Faaliyet Alanlarımız

Fiili Ayrılık Nedeniyle Boşanma Davası, Süreci, Avukatı

Fiili ayrılık nedeniyle boşanma davası, Türk Medeni Kanunu‘nun 166/4. maddesi uyarınca evlilik birliğinin temelinden sarsılması halinde eşlerden birinin ya da her ikisinin boşanma talebiyle açtığı bir davada karşımıza çıkar. Bu durum, eşler arasındaki ilişkinin o denli kötüleşmiş olması gerekliliğini içerir ki artık birlikte yaşamak mümkün olmamaktadır.

Konu Başlıkları

Boşanma avukatlarımız fiili ayrılık nedeniyle boşanma davası ve diğer boşanma davalarında boşanma avukatı ve arabulucusu olarak tazminat, nafaka, velayet, mal rejiminin tasfiyesi konuları dahil olmak üzere boşanma ile ilgili her türlü konuda hukuki danışmanlık, avukatlık ve arabuluculuk hizmeti vermektedir.

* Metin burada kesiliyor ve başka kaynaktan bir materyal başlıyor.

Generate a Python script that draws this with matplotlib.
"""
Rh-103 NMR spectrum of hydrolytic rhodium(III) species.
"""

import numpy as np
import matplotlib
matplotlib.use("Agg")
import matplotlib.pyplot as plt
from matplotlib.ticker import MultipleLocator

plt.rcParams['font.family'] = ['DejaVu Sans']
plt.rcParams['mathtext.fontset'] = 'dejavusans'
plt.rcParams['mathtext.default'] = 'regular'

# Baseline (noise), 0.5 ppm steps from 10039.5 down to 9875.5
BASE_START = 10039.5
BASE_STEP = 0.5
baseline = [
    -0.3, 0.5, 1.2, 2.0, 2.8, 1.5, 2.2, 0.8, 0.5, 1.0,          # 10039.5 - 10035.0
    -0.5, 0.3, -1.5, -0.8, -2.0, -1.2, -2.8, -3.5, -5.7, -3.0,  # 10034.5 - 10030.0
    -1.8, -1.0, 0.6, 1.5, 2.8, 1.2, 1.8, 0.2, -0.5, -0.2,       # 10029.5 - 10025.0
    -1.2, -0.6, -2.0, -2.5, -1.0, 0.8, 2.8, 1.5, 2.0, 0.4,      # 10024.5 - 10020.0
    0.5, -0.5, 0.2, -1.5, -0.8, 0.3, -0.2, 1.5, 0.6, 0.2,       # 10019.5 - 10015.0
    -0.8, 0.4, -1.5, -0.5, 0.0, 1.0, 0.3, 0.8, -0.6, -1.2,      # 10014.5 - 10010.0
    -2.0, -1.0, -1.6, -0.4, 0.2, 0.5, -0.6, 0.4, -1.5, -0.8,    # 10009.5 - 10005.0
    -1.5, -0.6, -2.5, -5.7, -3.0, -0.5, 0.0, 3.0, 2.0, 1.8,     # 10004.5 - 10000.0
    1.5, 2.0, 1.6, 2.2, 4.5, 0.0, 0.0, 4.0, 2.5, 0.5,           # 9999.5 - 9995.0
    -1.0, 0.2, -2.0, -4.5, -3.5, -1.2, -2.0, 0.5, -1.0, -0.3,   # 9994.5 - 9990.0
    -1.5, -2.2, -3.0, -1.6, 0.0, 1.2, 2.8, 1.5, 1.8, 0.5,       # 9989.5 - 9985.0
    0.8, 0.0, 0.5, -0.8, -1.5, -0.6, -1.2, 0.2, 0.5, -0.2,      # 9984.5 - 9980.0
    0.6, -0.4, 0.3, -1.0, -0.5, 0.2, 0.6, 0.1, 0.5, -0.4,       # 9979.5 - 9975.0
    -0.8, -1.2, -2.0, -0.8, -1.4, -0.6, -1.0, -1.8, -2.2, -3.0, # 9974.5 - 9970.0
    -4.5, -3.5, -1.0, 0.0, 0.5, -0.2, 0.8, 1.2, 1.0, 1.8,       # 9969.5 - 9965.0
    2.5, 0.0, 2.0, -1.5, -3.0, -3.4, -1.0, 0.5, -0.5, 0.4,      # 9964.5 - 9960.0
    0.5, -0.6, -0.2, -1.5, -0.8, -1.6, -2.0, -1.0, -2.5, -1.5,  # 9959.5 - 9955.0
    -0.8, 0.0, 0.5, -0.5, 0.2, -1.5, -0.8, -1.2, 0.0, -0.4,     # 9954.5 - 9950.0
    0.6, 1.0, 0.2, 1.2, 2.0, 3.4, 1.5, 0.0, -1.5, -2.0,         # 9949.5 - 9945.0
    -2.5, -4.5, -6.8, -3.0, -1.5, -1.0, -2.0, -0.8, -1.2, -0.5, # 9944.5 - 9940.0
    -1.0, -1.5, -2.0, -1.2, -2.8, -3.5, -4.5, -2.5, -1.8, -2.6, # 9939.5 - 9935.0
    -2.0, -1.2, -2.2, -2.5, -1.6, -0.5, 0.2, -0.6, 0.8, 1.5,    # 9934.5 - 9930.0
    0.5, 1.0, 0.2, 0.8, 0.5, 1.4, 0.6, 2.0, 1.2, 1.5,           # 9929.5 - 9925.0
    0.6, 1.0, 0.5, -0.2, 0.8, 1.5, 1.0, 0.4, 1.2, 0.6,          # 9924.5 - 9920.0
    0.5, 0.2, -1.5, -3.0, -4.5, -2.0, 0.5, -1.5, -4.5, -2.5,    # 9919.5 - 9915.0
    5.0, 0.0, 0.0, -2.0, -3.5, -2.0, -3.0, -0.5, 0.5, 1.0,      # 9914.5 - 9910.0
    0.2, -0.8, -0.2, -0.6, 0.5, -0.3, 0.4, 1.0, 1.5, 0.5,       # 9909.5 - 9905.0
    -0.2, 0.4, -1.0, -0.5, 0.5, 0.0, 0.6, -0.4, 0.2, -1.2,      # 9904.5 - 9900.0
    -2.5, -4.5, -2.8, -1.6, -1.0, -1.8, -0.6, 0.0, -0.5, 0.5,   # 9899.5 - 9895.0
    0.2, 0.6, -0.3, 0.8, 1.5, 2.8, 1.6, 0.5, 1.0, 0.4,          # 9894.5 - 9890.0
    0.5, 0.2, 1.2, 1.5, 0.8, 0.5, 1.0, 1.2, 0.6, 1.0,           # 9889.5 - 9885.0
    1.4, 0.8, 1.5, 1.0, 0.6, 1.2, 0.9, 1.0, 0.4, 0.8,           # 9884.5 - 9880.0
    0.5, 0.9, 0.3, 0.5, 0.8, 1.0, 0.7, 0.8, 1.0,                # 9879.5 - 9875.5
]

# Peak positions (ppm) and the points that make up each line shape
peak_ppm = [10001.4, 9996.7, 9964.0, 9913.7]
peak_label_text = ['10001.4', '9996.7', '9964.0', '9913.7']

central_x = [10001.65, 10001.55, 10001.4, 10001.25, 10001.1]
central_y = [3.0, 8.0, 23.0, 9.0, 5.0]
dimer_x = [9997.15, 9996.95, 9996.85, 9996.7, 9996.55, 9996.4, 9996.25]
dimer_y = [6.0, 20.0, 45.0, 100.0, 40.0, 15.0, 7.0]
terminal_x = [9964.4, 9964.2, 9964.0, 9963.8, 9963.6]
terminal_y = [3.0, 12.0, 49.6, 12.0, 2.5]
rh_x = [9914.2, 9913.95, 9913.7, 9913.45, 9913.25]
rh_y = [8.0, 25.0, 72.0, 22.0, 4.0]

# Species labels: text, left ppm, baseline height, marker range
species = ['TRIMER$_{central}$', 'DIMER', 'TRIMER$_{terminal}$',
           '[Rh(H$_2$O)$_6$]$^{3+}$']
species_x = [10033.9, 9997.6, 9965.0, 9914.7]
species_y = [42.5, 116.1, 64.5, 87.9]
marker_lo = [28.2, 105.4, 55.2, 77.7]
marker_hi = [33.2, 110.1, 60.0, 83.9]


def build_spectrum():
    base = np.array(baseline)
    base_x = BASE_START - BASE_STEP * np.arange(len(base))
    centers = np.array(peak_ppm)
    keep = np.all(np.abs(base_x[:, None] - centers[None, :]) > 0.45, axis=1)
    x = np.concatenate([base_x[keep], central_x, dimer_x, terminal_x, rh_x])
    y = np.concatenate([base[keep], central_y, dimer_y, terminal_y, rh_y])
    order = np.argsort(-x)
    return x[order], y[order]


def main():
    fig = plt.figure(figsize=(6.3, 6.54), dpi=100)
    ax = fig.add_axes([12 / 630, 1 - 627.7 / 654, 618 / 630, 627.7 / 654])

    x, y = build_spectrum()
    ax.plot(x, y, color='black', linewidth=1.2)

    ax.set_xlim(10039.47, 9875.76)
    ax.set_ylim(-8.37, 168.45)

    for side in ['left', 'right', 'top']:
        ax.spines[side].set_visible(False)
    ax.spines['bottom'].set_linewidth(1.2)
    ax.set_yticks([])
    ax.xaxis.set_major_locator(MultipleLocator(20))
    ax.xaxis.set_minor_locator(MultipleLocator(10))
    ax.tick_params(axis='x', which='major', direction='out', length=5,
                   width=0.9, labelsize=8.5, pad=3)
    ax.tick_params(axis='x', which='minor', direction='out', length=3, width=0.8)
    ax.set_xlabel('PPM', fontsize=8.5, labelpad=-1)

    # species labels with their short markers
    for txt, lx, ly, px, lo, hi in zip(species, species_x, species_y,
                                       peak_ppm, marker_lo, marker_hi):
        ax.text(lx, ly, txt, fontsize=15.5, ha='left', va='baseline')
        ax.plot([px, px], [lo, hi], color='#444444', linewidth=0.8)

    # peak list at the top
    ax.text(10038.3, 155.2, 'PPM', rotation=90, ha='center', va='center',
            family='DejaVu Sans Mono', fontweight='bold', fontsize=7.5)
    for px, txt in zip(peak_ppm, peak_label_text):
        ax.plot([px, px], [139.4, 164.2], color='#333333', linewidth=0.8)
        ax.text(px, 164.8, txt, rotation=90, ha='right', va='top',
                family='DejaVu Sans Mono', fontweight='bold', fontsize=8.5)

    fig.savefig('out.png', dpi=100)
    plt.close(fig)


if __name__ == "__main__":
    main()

Fiili Ayrılık Nedeniyle Boşanma Davası

Fiili Ayrılık Nedeniyle Boşanma

İstanbul boşanma avukatı ekibimiz fiili ayrılık nedeniyle boşanma davalarında müvekkillerimizi temsil etmekte, avukatlık ve danışmanlık hizmeti vermektedir.  Ortak Hayatın Kurulamaması olarak da geçen Fiili Ayrılık Medeni Kanun’un 166. Maddesinin 4. Fıkrasında düzenlenmiştir.

Türk Medeni Kanunu madde 166/4’e göre; “Boşanma sebeplerinden herhangi biriyle açılmış bulunan davanın reddine karar verilmesi ve bu kararın kesinleştiği tarihten başlayarak üç yıl geçmesi hâlinde, her ne sebeple olursa olsun ortak hayat yeniden kurulamamışsa evlilik birliği temelden sarsılmış sayılır ve eşlerden birinin istemi üzerine boşanmaya karar verilir.”

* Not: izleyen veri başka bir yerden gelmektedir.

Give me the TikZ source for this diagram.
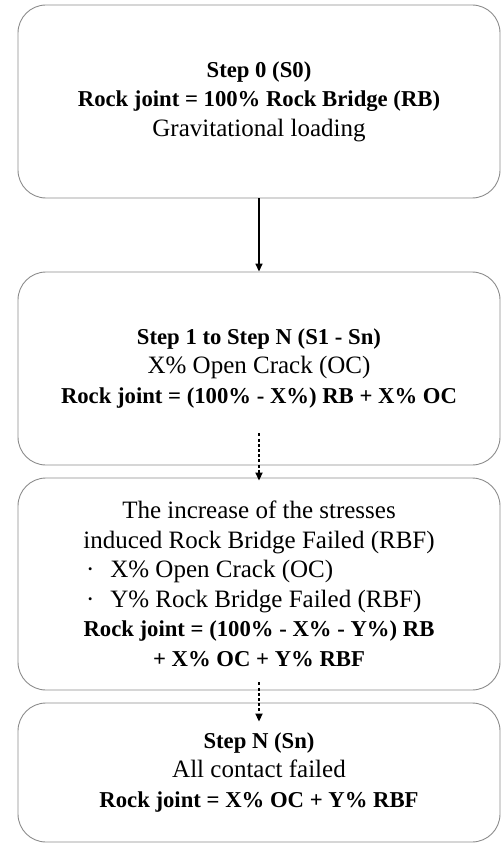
\documentclass[tikz,border=0pt]{standalone}
\usepackage{fontspec}
\setmainfont{Liberation Serif}
\usetikzlibrary{arrows.meta}
\newcommand\boldline[1]{{\fontsize{22.7}{29.5}\selectfont\bfseries #1}}

\begin{document}
\begin{tikzpicture}[x=1pt,y=-1pt,
    stepbox/.style={draw=black!45, line width=0.9pt, rounded corners=28pt,
      minimum width=482pt, align=center, inner sep=0pt,
      font=\fontsize{25}{29.5}\selectfont},
    solidarrow/.style={line width=1.6pt, -{Triangle[length=8pt,width=7pt]}},
    dotarrow/.style={line width=1.8pt, dash pattern=on 3pt off 2.2pt,
      -{Triangle[length=8pt,width=7pt]}}]
  \useasboundingbox (0,0) rectangle (503,845);
  % boxes
  \node[stepbox, minimum height=193pt] (s0) at (259,101.5)
    {\boldline{Step 0 (S0)}\\
     \boldline{Rock joint = 100\% Rock Bridge (RB)}\\
     Gravitational loading};
  \node[stepbox, minimum height=193pt] (s1) at (259,368.5)
    {\boldline{Step 1 to Step N (S1 - Sn)}\\
     X\% Open Crack (OC)\\
     \boldline{Rock joint = (100\% - X\%) RB + X\% OC}};
  \node[stepbox, minimum height=212pt] (rbf) at (259,584)
    {The increase of the stresses\\
     induced Rock Bridge Failed (RBF)\\
     \makebox[346pt][l]{\textperiodcentered\hspace{16pt}X\% Open Crack (OC)}\\
     \makebox[346pt][l]{\textperiodcentered\hspace{16pt}Y\% Rock Bridge Failed (RBF)}\\
     \boldline{Rock joint = (100\% - X\% - Y\%) RB}\\
     \boldline{+ X\% OC + Y\% RBF}};
  \node[stepbox, minimum height=139pt] (sn) at (259,772.5)
    {\boldline{Step N (Sn)}\\
     All contact failed\\
     \boldline{Rock joint = X\% OC + Y\% RBF}};
  % connectors
  \draw[solidarrow] (s0.south) -- (s1.north);
  \draw[dotarrow] ([yshift=32pt]s1.south) -- ([yshift=-3pt]rbf.north);
  \draw[dotarrow] ([yshift=8pt]rbf.south) -- ([yshift=-19pt]sn.north);
\end{tikzpicture}
\end{document}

Hüküm, bu sebeple boşanmaya karar verilebilmesini belirli şartlara bağlamıştır;

Daha önce herhangi bir boşanma sebebine dayanılarak açılmış olan bir davanın reddedilmiş olması

Davanın hangi eş tarafından, hangi sebebe dayanılarak açılmış olduğunun hiç önemi yoktur. Ancak eşler ne kadar süre ayrı yaşıyor olurlarsa olsunlar daha önce açılıp da reddedilmiş bir boşanma davası bulunmadığı sürece “Fiili Ayrılık” sebebiyle boşanmadan yararlanılamaz.

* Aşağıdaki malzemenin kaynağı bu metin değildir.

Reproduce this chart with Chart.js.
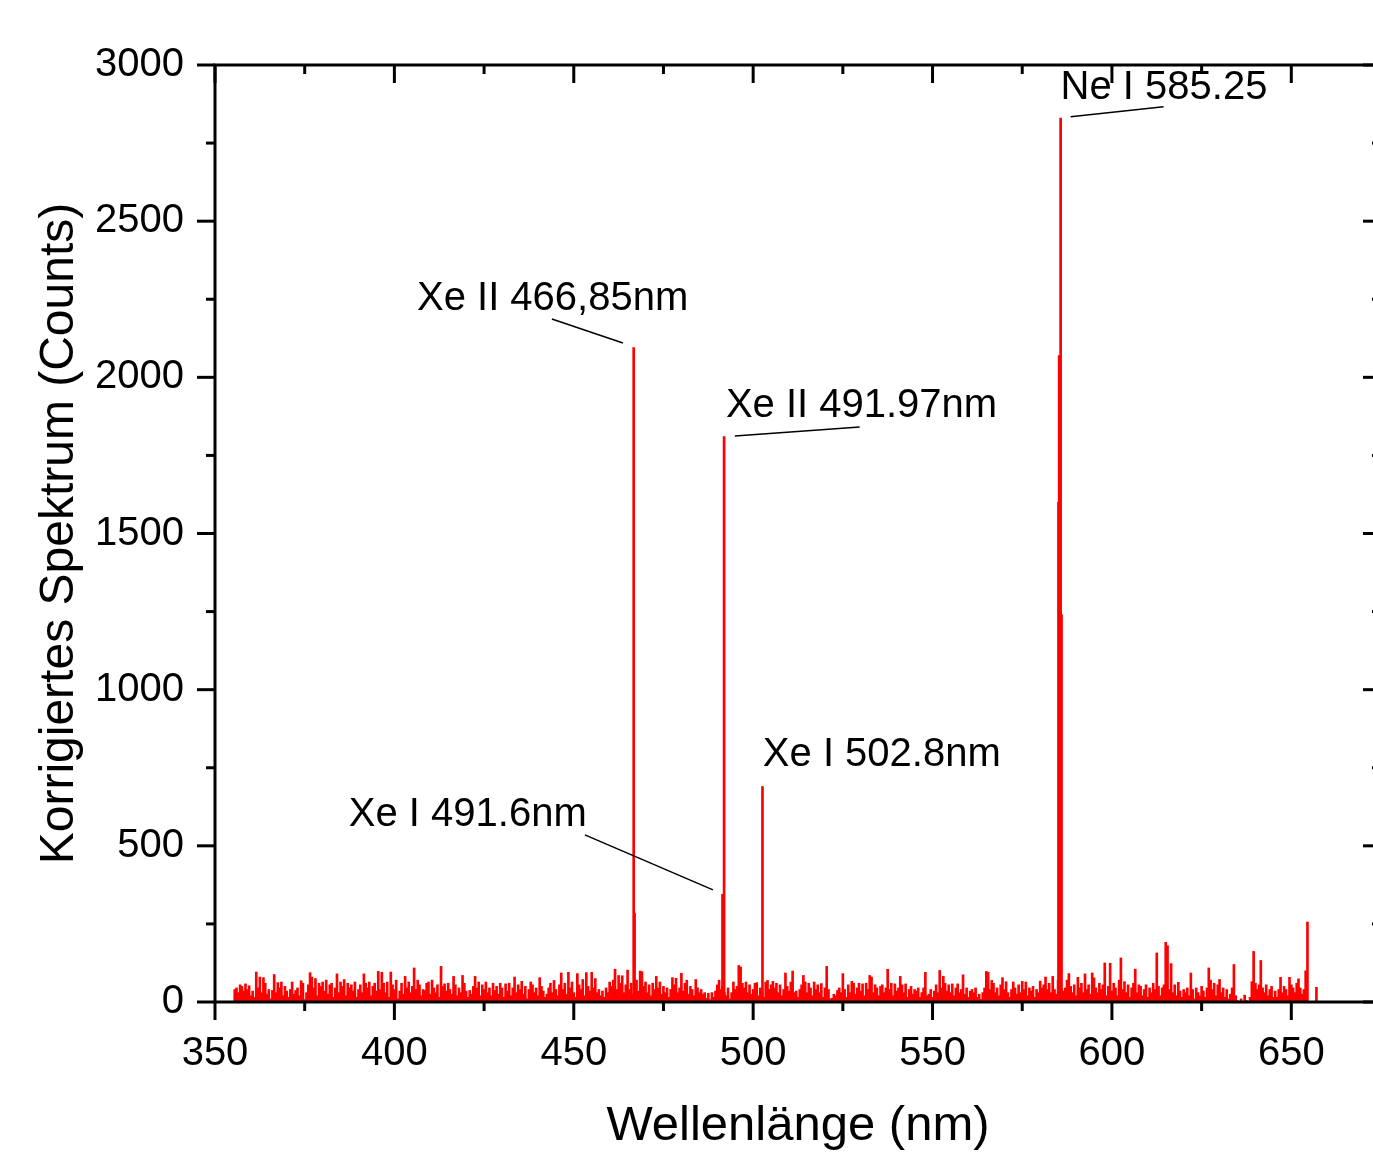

Boşanma talebinin reddi kararının üzerinden üç yıl geçmiş olması gerekli

3 yıllık süre, yeni boşanma davası açıldığı zaman dolmuş olmalıdır. Bu fiili ayrılık süresi kesintisiz olmalıdır. Bu süre, ilk boşanma talebinin reddi kararının kesinleşmesi anında başlar.

Yabancı bir mahkeme tarafından boşanmanın reddine ilişkin karar verilmesi halinde, üç yıllık sürenin başlangıcı, kararın yetkili Türk Mahkemesi tarafından tanınması kararının kesinleştiği tarihtir.

Fiili Ayrılık süresince her ne sebeple olursa olsun ortak hayat kurulmamış olmalı

Fiili Ayrılık süresince eşlerin zaman zaman bir araya gelmeleri ortak hayatın kurulduğu anlamına gelmez. Fakat bu ilk boşanma talebinin reddi kararından itibaren asgari 3 yıllık dönem içerisinde kısa süreli de olsa, aynı evde karı koca olarak birlikte yaşamak MK 166/4’e göre boşanma davasının açılmasını engeller.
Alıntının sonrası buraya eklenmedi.